L'explication, plus prosaïque, viendra bien plus tard : le pont de Tacoma dont la travée centrale était longue de 853 m, avait une largeur de 11,70 m, ce qui est bien trop faible pour lui conférer une rigidité suffisante. Du coup, le pont s’est comporté comme une vulgaire passerelle. Les oscillations du tablier se sont couplées avec les tourbillons provoqués par les écoulements aérodynamiques et se sont amplifiées l’un l’autre. On découvrira à la faveur de l’enquête que le vent engendre des effets importants sur le tablier des ponts suspendus qui offrent une surface portante assez imposante. Il est donc indispensable, en pareils cas, d’améliorer la rigidité du tablier en en augmentant, par exemple, la largeur ou bien l’épaisseur.

Malgré son caractère catastrophique, l’effondrement du pont Tacoma a provoqué une intensification des recherches dans le domaine de la stabilité aéroélastique des ponts suspendus. Les recherches menées après la catastrophe sur des ponts en service ont montré que certains se mettaient à vibrer en certaines circonstances alors que d'autres restent parfaitement stables. Elles ont également démontré qu’aucun des nombreux phénomènes d’aérodynamique qui entrent en jeu ne se prête à une mise en équation exacte. Les coefficients nécessaires aux calculs prévisionnels ne peuvent donc être obtenus qu'à l'aide d’expériences en soufflerie sur des maquettes de ponts qui seules permettent de compléter efficacement les études théoriques. Elles seront généralisées de façon systématique à la suite de l’effondrement du pont de Tacoma.

Un nouveau pont, testé en soufflerie cette fois-ci, sera reconstruit en 1950. Toujours en service, il a été doublé en 2007.

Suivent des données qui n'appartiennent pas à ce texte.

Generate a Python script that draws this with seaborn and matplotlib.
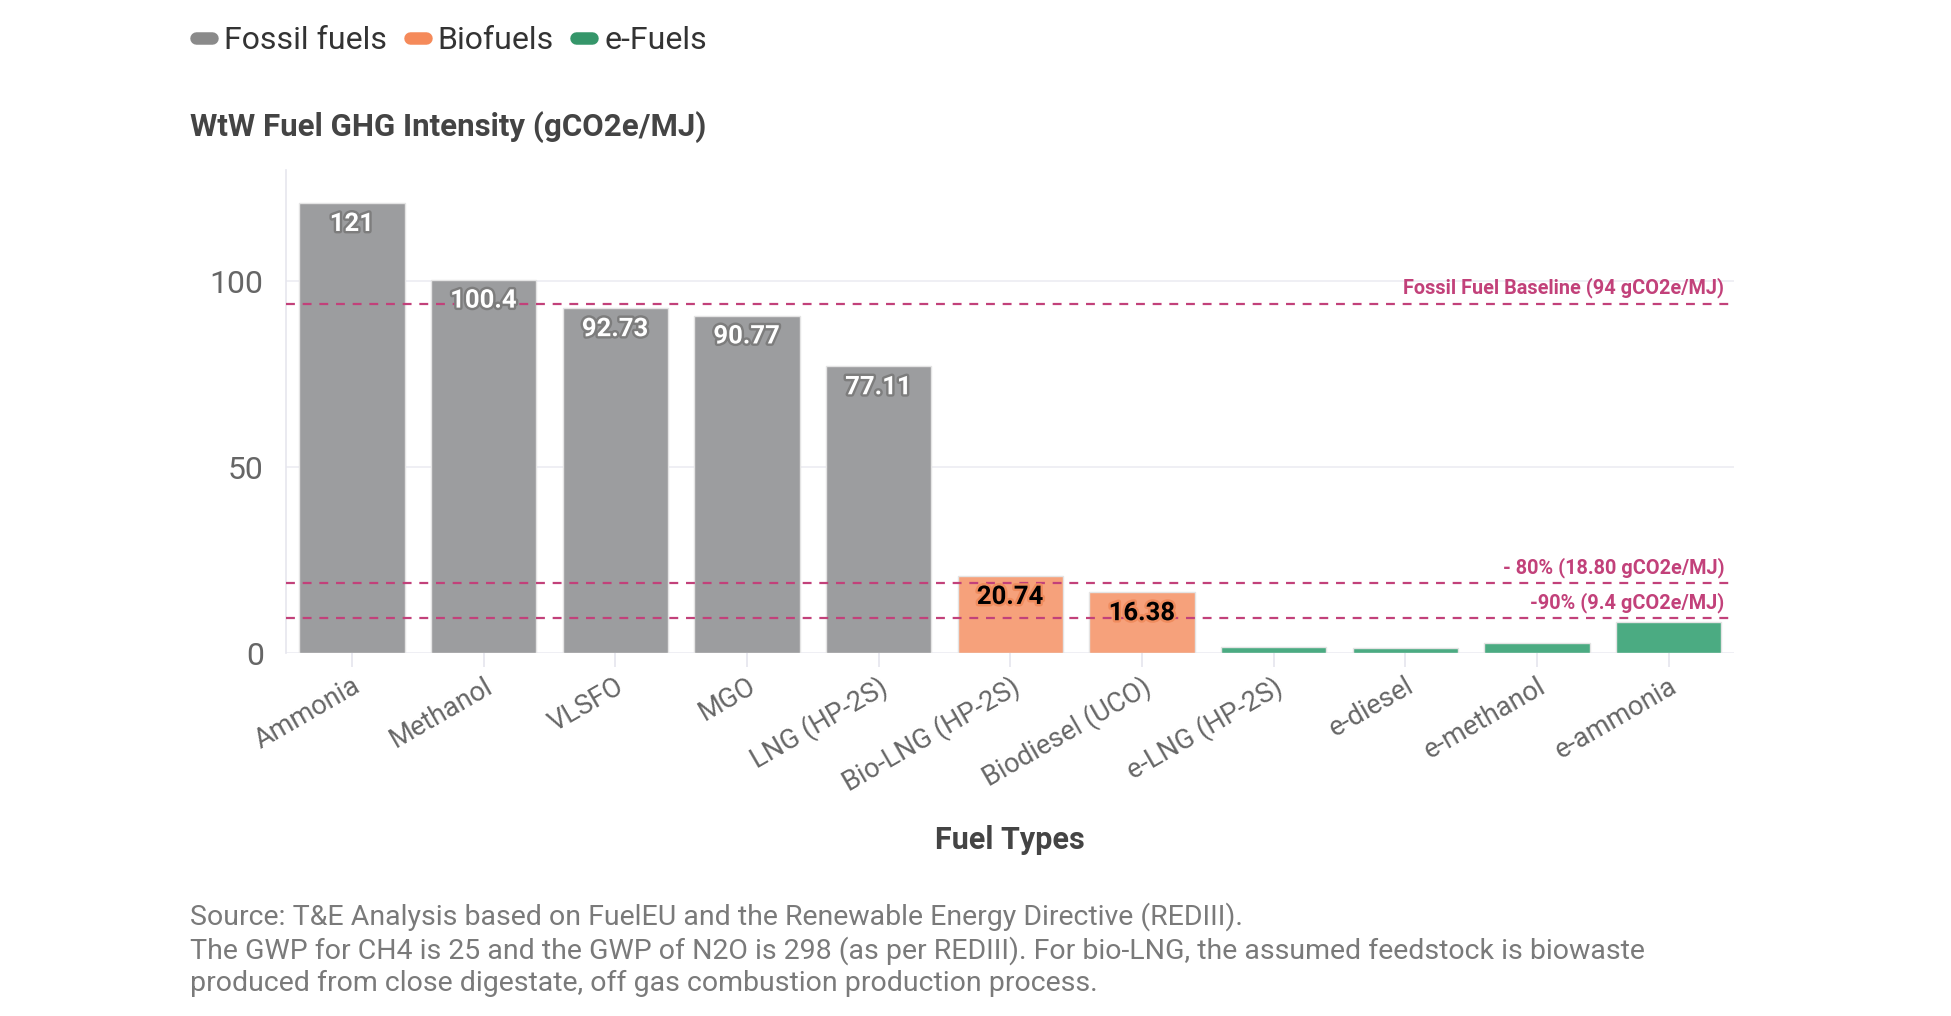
"""
WtW fuel GHG intensity by fuel type, with FuelEU reduction thresholds.
"""

import matplotlib
matplotlib.use("Agg")
import matplotlib.pyplot as plt
import matplotlib.patheffects as pe
from matplotlib.lines import Line2D
import pandas as pd
import seaborn as sns

fuels = ["Ammonia", "Methanol", "VLSFO", "MGO", "LNG (HP-2S)", "Bio-LNG (HP-2S)",
         "Biodiesel (UCO)", "e-LNG (HP-2S)", "e-diesel", "e-methanol", "e-ammonia"]
intensity = [121, 100.4, 92.73, 90.77, 77.11, 20.74, 16.38, 1.7, 1.3, 2.8, 8.3]
groups = ["Fossil fuels"] * 5 + ["Biofuels"] * 2 + ["e-Fuels"] * 4
labelled = ["121", "100.4", "92.73", "90.77", "77.11", "20.74", "16.38"]

thresholds = [94, 18.8, 9.4]
threshold_labels = ["Fossil Fuel Baseline (94 gCO2e/MJ)",
                    "- 80% (18.80 gCO2e/MJ)",
                    "-90% (9.4 gCO2e/MJ)"]

bar_colors = {"Fossil fuels": "#9c9d9f", "Biofuels": "#f6a17b", "e-Fuels": "#4bab82"}
legend_colors = {"Fossil fuels": "#8a8a8a", "Biofuels": "#f58a5a", "e-Fuels": "#35966a"}
line_color = "#c2417a"

sns.set_theme(style="white")
plt.rcParams["font.family"] = ["Roboto", "DejaVu Sans"]

df = pd.DataFrame({"fuel": fuels, "value": intensity, "group": groups})

fig = plt.figure(figsize=(19.51, 10.16), dpi=100)
ax = fig.add_axes([0.1466, 0.357, 0.7424, 0.476])

sns.barplot(data=df, x="fuel", y="value", hue="group", palette=bar_colors,
            dodge=False, width=0.8, saturation=1, edgecolor="#e4e4e4",
            linewidth=1, legend=False, ax=ax, zorder=2)

ax.set_ylim(0, 130)
ax.set_xlim(-0.5, len(fuels) - 0.5)
ax.set_yticks([0, 50, 100])
ax.yaxis.grid(True, color="#ececf2", linewidth=1.2, zorder=0)
for side in ["top", "right", "bottom"]:
    ax.spines[side].set_visible(False)
ax.spines["left"].set_color("#e6e6ee")
ax.spines["left"].set_linewidth(1.2)
ax.tick_params(axis="y", length=10, color="#e6e6ee", labelsize=23,
               labelcolor="#666666", pad=6)
ax.tick_params(axis="x", length=10, color="#e6e6ee", labelsize=19.5,
               labelcolor="#666666", bottom=True, pad=4)
plt.setp(ax.get_xticklabels(), rotation=30, ha="right", rotation_mode="anchor")
ax.set_xlabel("")
ax.set_ylabel("")

# threshold lines
for val, txt in zip(thresholds, threshold_labels):
    ax.axhline(val, color=line_color, linestyle=(0, (4, 3.5)), linewidth=1.6, zorder=3)
    ax.annotate(txt, xy=(0.993, val), xycoords=("axes fraction", "data"),
                xytext=(0, 4), textcoords="offset points", ha="right", va="bottom",
                fontsize=14.3, fontweight="bold", color=line_color, zorder=4)

# bar value labels
for i, txt in enumerate(labelled):
    if groups[i] == "Fossil fuels":
        col, stroke = "white", "#7d7d7d"
    else:
        col, stroke = "black", "#f08c5e"
    ax.annotate(txt, xy=(i, intensity[i]), xytext=(0, -15), textcoords="offset points",
                ha="center", va="center", fontsize=18.5, fontweight="bold", color=col,
                path_effects=[pe.withStroke(linewidth=3.5, foreground=stroke)], zorder=5)

# legend
handles = [Line2D([0], [0], color=legend_colors[g], lw=9, solid_capstyle="round")
           for g in ["Fossil fuels", "Biofuels", "e-Fuels"]]
fig.legend(handles, ["Fossil fuels", "Biofuels", "e-Fuels"], loc="center left",
           bbox_to_anchor=(0.1006, 0.9597), ncol=3, frameon=False, fontsize=23,
           handlelength=0.5, handletextpad=0.38, columnspacing=0.7,
           borderpad=0, borderaxespad=0, labelcolor="#333333")

fig.text(0.0974, 1 - 127 / 1016, "WtW Fuel GHG Intensity (gCO2e/MJ)", fontsize=22.5,
         fontweight="bold", color="#444444", ha="left", va="center")
fig.text(0.5177, 1 - 840 / 1016, "Fuel Types", fontsize=22, fontweight="bold",
         color="#444444", ha="center", va="center")

footnote = ("Source: T&E Analysis based on FuelEU and the Renewable Energy Directive (REDIII).\n"
            "The GWP for CH4 is 25 and the GWP of N2O is 298 (as per REDIII). For bio-LNG, the assumed feedstock is biowaste\n"
            "produced from close digestate, off gas combustion production process.")
fig.text(0.0974, 1 - 902 / 1016, footnote, fontsize=20.5, color="#7a7a7a",
         ha="left", va="top", linespacing=1.23)

fig.savefig("out.png", dpi=100)
print("saved out.png")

[Photo: Le pont de Tacoma dont la travée centrale était longue de 853 m, avait une largeur de 11,70 m, ce qui est bien trop faible pour lui conférer une rigidité suffisante. Du coup, le pont s'est comporté comme une vulgaire passerelle. Les oscillations du tablier se sont couplées avec les tourbillons provoqués par les écoulements aérodynamiques et se sont amplifiés l'un l'autre.]